───── Provided data

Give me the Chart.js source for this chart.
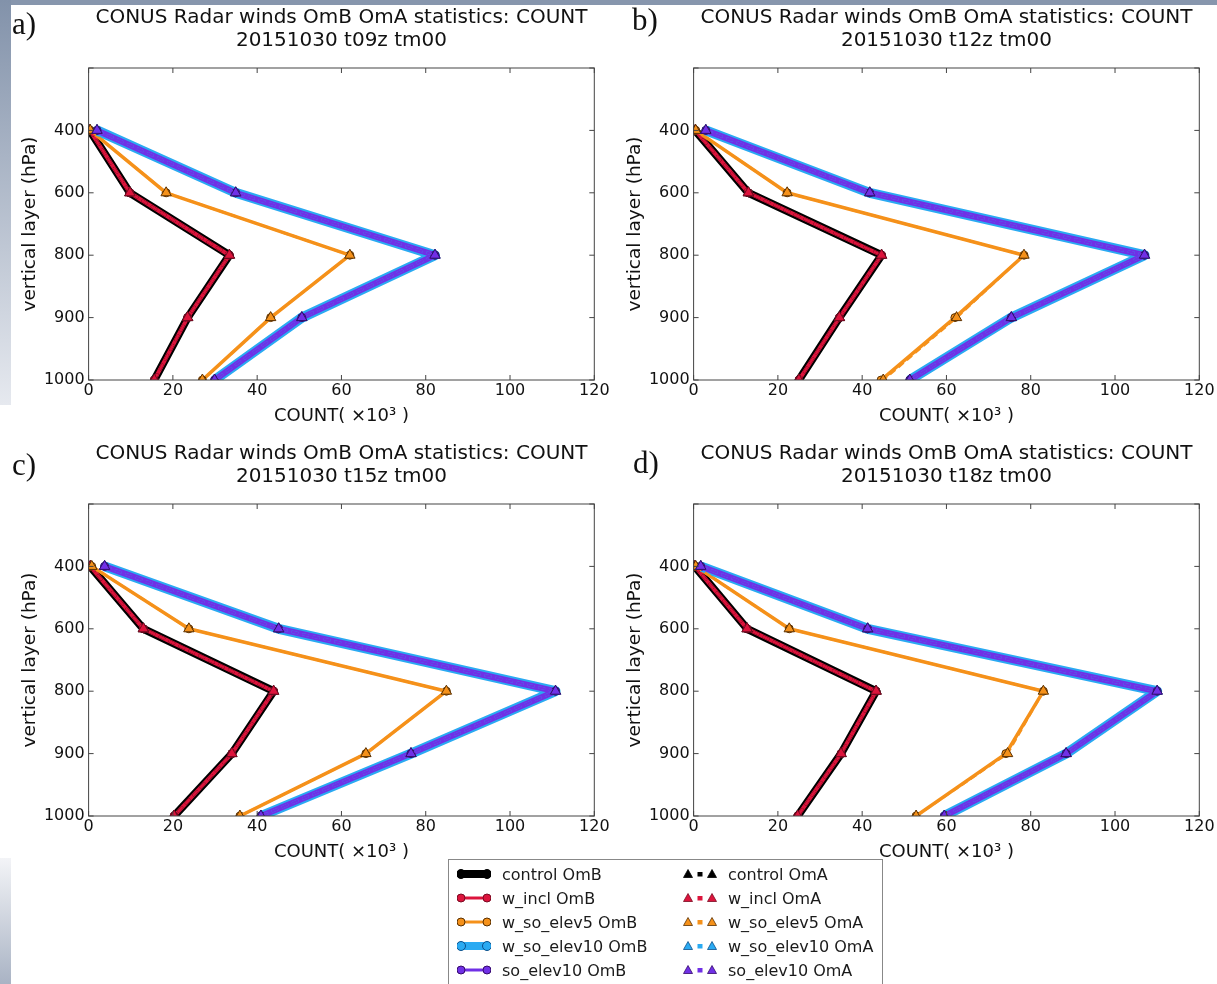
<!DOCTYPE html>
<html>
<head>
<meta charset="utf-8">
<script src="https://cdn.jsdelivr.net/npm/chart.js@4.4.1/dist/chart.umd.min.js"></script>
<style>
  html, body { margin: 0; padding: 0; }
  body { width: 1217px; height: 984px; position: relative; overflow: hidden; background: #fff; font-family: 'DejaVu Sans', sans-serif; }
  .strip { position: absolute; }
  canvas { position: absolute; }
  .tag { position: absolute; font-family: 'Liberation Serif', serif; font-size: 31px; line-height: 1; color: #111; }
  #legend { position: absolute; left: 448px; top: 859px; width: 433px; height: 140px; border: 1px solid #888; background: #fff; }
  #legend .item { position: absolute; height: 24px; display: flex; align-items: center; font-size: 16px; color: #1a1a1a; white-space: nowrap; }
  #legend .item canvas { position: static; margin-right: 11px; }
</style>
</head>
<body>
<div class="strip" style="left:0;top:0;width:1217px;height:5px;background:#8796ad"></div>
<div class="strip" style="left:0;top:0;width:11px;height:405px;background:linear-gradient(#8292aa,#e6e9ef)"></div>
<div class="strip" style="left:0;top:858px;width:11px;height:126px;background:linear-gradient(#f3f4f7,#a9b3c4)"></div>

<canvas id="panel-a" width="612" height="436" style="left:0;top:5px"></canvas>
<canvas id="panel-b" width="612" height="436" style="left:605px;top:5px"></canvas>
<canvas id="panel-c" width="612" height="436" style="left:0;top:441px"></canvas>
<canvas id="panel-d" width="612" height="436" style="left:605px;top:441px"></canvas>

<div class="tag" style="left:12px;top:8px">a)</div>
<div class="tag" style="left:632px;top:4px">b)</div>
<div class="tag" style="left:12px;top:449px">c)</div>
<div class="tag" style="left:633px;top:447px">d)</div>

<div id="legend"></div>

<script>
// Pressure levels (hPa), top to bottom of each panel
const levels = ['400', '600', '800', '900', '1000'];
// blank slot above 400 hPa, the axes start one step higher
const yLabels = ['', ...levels];

// Experiments, in legend order
const runs = ['control', 'w_incl', 'w_so_elev5', 'w_so_elev10', 'so_elev10'];
const cycles = ['t09z', 't12z', 't15z', 't18z'];

// COUNT (x10^3): one row per run (same order as `runs`), one column per level
const ombT09 = [
    [0.3, 9.8, 33.4, 23.5, 15.6],
    [0.3, 9.8, 33.4, 23.5, 15.6],
    [0.4, 18.4, 62.0, 43.2, 27.0],
    [2.0, 34.9, 82.2, 50.6, 29.9],
    [2.0, 34.9, 82.2, 50.6, 29.9],
];
const omaT09 = [
    [0.3, 9.8, 33.4, 23.5, 15.6],
    [0.3, 9.8, 33.4, 23.5, 15.6],
    [0.4, 18.4, 62.0, 43.2, 27.0],
    [2.0, 34.9, 82.2, 50.6, 29.9],
    [2.0, 34.9, 82.2, 50.6, 29.9],
];

const ombT12 = [
    [0.4, 13.0, 44.6, 34.6, 25.0],
    [0.4, 13.0, 44.6, 34.6, 25.0],
    [0.5, 22.2, 78.4, 62.0, 44.5],
    [2.9, 41.8, 107.0, 75.4, 51.3],
    [2.9, 41.8, 107.0, 75.4, 51.3],
];
const omaT12 = [
    [0.4, 13.0, 44.6, 34.6, 25.0],
    [0.4, 13.0, 44.6, 34.6, 25.0],
    [0.5, 22.2, 78.4, 62.4, 45.0],
    [2.9, 41.8, 107.0, 75.4, 51.3],
    [2.9, 41.8, 107.0, 75.4, 51.3],
];

const ombT15 = [
    [0.4, 13.0, 43.9, 34.0, 20.3],
    [0.4, 13.0, 43.9, 34.0, 20.3],
    [0.75, 23.8, 84.9, 65.8, 35.9],
    [3.8, 45.1, 110.8, 76.5, 40.9],
    [3.8, 45.1, 110.8, 76.5, 40.9],
];
const omaT15 = [
    [0.4, 13.0, 43.9, 34.0, 20.3],
    [0.4, 13.0, 43.9, 34.0, 20.3],
    [0.75, 23.8, 84.9, 65.8, 35.9],
    [3.8, 45.1, 110.8, 76.5, 40.9],
    [3.8, 45.1, 110.8, 76.5, 40.9],
];

const ombT18 = [
    [0.3, 12.7, 43.3, 35.0, 24.7],
    [0.3, 12.7, 43.3, 35.0, 24.7],
    [0.5, 22.7, 83.0, 74.1, 52.8],
    [1.7, 41.3, 110.0, 88.4, 59.5],
    [1.7, 41.3, 110.0, 88.4, 59.5],
];
const omaT18 = [
    [0.3, 12.7, 43.3, 35.0, 24.7],
    [0.3, 12.7, 43.3, 35.0, 24.7],
    [0.5, 22.7, 83.0, 74.5, 52.8],
    [1.7, 41.3, 110.0, 88.4, 59.5],
    [1.7, 41.3, 110.0, 88.4, 59.5],
];

// Styling per run
const runColors = ['#000000', '#dc143c', '#f5911a', '#2aaaf2', '#7030e6'];
const edgeColors = ['#000000', '#7a0a22', '#5a3000', '#0b4f8a', '#35096b'];
const ombWidths = [8, 4, 3.5, 10, 6];

Chart.defaults.font.family = "'DejaVu Sans', sans-serif";
Chart.defaults.color = '#111';

// Box around the axes with inward ticks on all four sides (matplotlib look)
const framePlugin = {
    id: 'frame',
    afterDatasetsDraw(chart) {
        const { ctx, chartArea: a, scales: { x, y } } = chart;
        ctx.save();
        ctx.strokeStyle = '#444';
        ctx.lineWidth = 1;
        ctx.beginPath();
        x.ticks.forEach(t => {
            const px = x.getPixelForValue(t.value);
            ctx.moveTo(px, a.bottom);
            ctx.lineTo(px, a.bottom - 5);
            ctx.moveTo(px, a.top);
            ctx.lineTo(px, a.top + 5);
        });
        y.ticks.forEach((t, i) => {
            const py = y.getPixelForTick(i);
            ctx.moveTo(a.left, py);
            ctx.lineTo(a.left + 5, py);
            ctx.moveTo(a.right, py);
            ctx.lineTo(a.right - 5, py);
        });
        ctx.stroke();
        ctx.strokeRect(a.left, a.top, a.right - a.left, a.bottom - a.top);
        ctx.restore();
    }
};

// One dataset (OmB = solid with circles, OmA = dashed with triangles)
const lineSet = (label, values, r, isOmA) => ({
    label,
    data: levels.map((lev, i) => ({ x: values[i], y: lev })),
    borderColor: runColors[r],
    borderWidth: isOmA ? 2.5 : ombWidths[r],
    borderDash: isOmA ? [7, 4] : [],
    borderJoinStyle: 'round',
    pointStyle: isOmA ? 'triangle' : 'circle',
    pointRadius: isOmA ? 6 : 4,
    pointBackgroundColor: runColors[r],
    pointBorderColor: edgeColors[r],
    pointBorderWidth: 1,
    fill: false,
    tension: 0,
    clip: 0,
});

const buildPanel = (canvasId, omb, oma, cycle) => {
    const datasets = [];
    runs.forEach((run, r) => datasets.push(lineSet(`${run} OmB`, omb[r], r, false)));
    runs.forEach((run, r) => datasets.push(lineSet(`${run} OmA`, oma[r], r, true)));
    // later series are drawn on top, as in the original figure
    datasets.forEach((d, i) => { d.order = -i; });

    return new Chart(document.getElementById(canvasId), {
        type: 'line',
        data: { datasets },
        plugins: [framePlugin],
        options: {
            responsive: false,
            animation: false,
            devicePixelRatio: 1,
            layout: { padding: { left: 0, right: 17.7, top: 0, bottom: 14.2 } },
            plugins: {
                legend: { display: false },
                tooltip: { enabled: false },
                title: {
                    display: true,
                    fullSize: false,
                    text: ['CONUS Radar winds OmB OmA statistics: COUNT', `20151030 ${cycle} tm00`],
                    color: '#111',
                    font: { size: 20, weight: 'normal', lineHeight: 1.125 },
                    padding: { top: 2, bottom: 16 },
                },
            },
            scales: {
                x: {
                    type: 'linear',
                    position: 'bottom',
                    min: 0,
                    max: 120,
                    ticks: { stepSize: 20, padding: 1.5, maxRotation: 0, color: '#111', font: { size: 16 } },
                    grid: { display: false, drawTicks: false },
                    border: { display: false },
                    title: {
                        display: true,
                        text: 'COUNT( ×10³ )',
                        color: '#111',
                        font: { size: 18, lineHeight: 1.2 },
                        padding: 0,
                    },
                    afterFit: s => { s.height = 46.8; },
                },
                y: {
                    type: 'category',
                    labels: yLabels,
                    offset: false,
                    ticks: { padding: 4, autoSkip: false, color: '#111', font: { size: 16 } },
                    grid: { display: false, drawTicks: false },
                    border: { display: false },
                    title: {
                        display: true,
                        text: 'vertical layer (hPa)',
                        color: '#111',
                        font: { size: 18.5, lineHeight: 1.2 },
                        padding: { top: 19, bottom: 0 },
                    },
                    afterFit: s => { s.width = 88.6; },
                },
            },
        },
    });
};

buildPanel('panel-a', ombT09, omaT09, cycles[0]);
buildPanel('panel-b', ombT12, omaT12, cycles[1]);
buildPanel('panel-c', ombT15, omaT15, cycles[2]);
buildPanel('panel-d', ombT18, omaT18, cycles[3]);

// Shared legend: OmB column, then OmA column
const drawSwatch = (ctx, r, kind) => {
    const c = runColors[r];
    const thick = ombWidths[r] >= 8;
    ctx.fillStyle = c;
    ctx.strokeStyle = c;
    if (kind === 'OmB') {
        ctx.lineWidth = thick ? 8 : 3;
        ctx.beginPath();
        ctx.moveTo(4, 12);
        ctx.lineTo(30, 12);
        ctx.stroke();
        [4, 30].forEach(cx => {
            ctx.beginPath();
            ctx.arc(cx, 12, thick ? 4.5 : 4, 0, Math.PI * 2);
            ctx.fill();
            ctx.lineWidth = 1;
            ctx.strokeStyle = edgeColors[r];
            ctx.stroke();
        });
    } else {
        ctx.fillRect(14.5, 10, 5, 4.5);
        [5, 29].forEach(cx => {
            ctx.beginPath();
            ctx.moveTo(cx, 7.5);
            ctx.lineTo(cx + 4.5, 15.5);
            ctx.lineTo(cx - 4.5, 15.5);
            ctx.closePath();
            ctx.fill();
            ctx.lineWidth = 0.8;
            ctx.strokeStyle = edgeColors[r];
            ctx.stroke();
        });
    }
};

const legendBox = document.getElementById('legend');
['OmB', 'OmA'].forEach((kind, col) => {
    runs.forEach((run, row) => {
        const item = document.createElement('div');
        item.className = 'item';
        item.style.left = (col ? 234 : 8) + 'px';
        item.style.top = (2 + row * 24) + 'px';
        const sw = document.createElement('canvas');
        sw.width = 34;
        sw.height = 24;
        drawSwatch(sw.getContext('2d'), row, kind);
        const label = document.createElement('span');
        label.textContent = `${run} ${kind}`;
        item.append(sw, label);
        legendBox.appendChild(item);
    });
});
</script>
</body>
</html>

──────────

Exercise -
From the first line of the listing above, repeat every line through the one holding "const cycles = ['t09z', 't12z', 't15z', 't18z'];". Both ends count, and pictures stay out.

Reply -
Give me the Chart.js source for this chart.
<!DOCTYPE html>
<html>
<head>
<meta charset="utf-8">
<script src="https://cdn.jsdelivr.net/npm/chart.js@4.4.1/dist/chart.umd.min.js"></script>
<style>
  html, body { margin: 0; padding: 0; }
  body { width: 1217px; height: 984px; position: relative; overflow: hidden; background: #fff; font-family: 'DejaVu Sans', sans-serif; }
  .strip { position: absolute; }
  canvas { position: absolute; }
  .tag { position: absolute; font-family: 'Liberation Serif', serif; font-size: 31px; line-height: 1; color: #111; }
  #legend { position: absolute; left: 448px; top: 859px; width: 433px; height: 140px; border: 1px solid #888; background: #fff; }
  #legend .item { position: absolute; height: 24px; display: flex; align-items: center; font-size: 16px; color: #1a1a1a; white-space: nowrap; }
  #legend .item canvas { position: static; margin-right: 11px; }
</style>
</head>
<body>
<div class="strip" style="left:0;top:0;width:1217px;height:5px;background:#8796ad"></div>
<div class="strip" style="left:0;top:0;width:11px;height:405px;background:linear-gradient(#8292aa,#e6e9ef)"></div>
<div class="strip" style="left:0;top:858px;width:11px;height:126px;background:linear-gradient(#f3f4f7,#a9b3c4)"></div>

<canvas id="panel-a" width="612" height="436" style="left:0;top:5px"></canvas>
<canvas id="panel-b" width="612" height="436" style="left:605px;top:5px"></canvas>
<canvas id="panel-c" width="612" height="436" style="left:0;top:441px"></canvas>
<canvas id="panel-d" width="612" height="436" style="left:605px;top:441px"></canvas>

<div class="tag" style="left:12px;top:8px">a)</div>
<div class="tag" style="left:632px;top:4px">b)</div>
<div class="tag" style="left:12px;top:449px">c)</div>
<div class="tag" style="left:633px;top:447px">d)</div>

<div id="legend"></div>

<script>
// Pressure levels (hPa), top to bottom of each panel
const levels = ['400', '600', '800', '900', '1000'];
// blank slot above 400 hPa, the axes start one step higher
const yLabels = ['', ...levels];

// Experiments, in legend order
const runs = ['control', 'w_incl', 'w_so_elev5', 'w_so_elev10', 'so_elev10'];
const cycles = ['t09z', 't12z', 't15z', 't18z'];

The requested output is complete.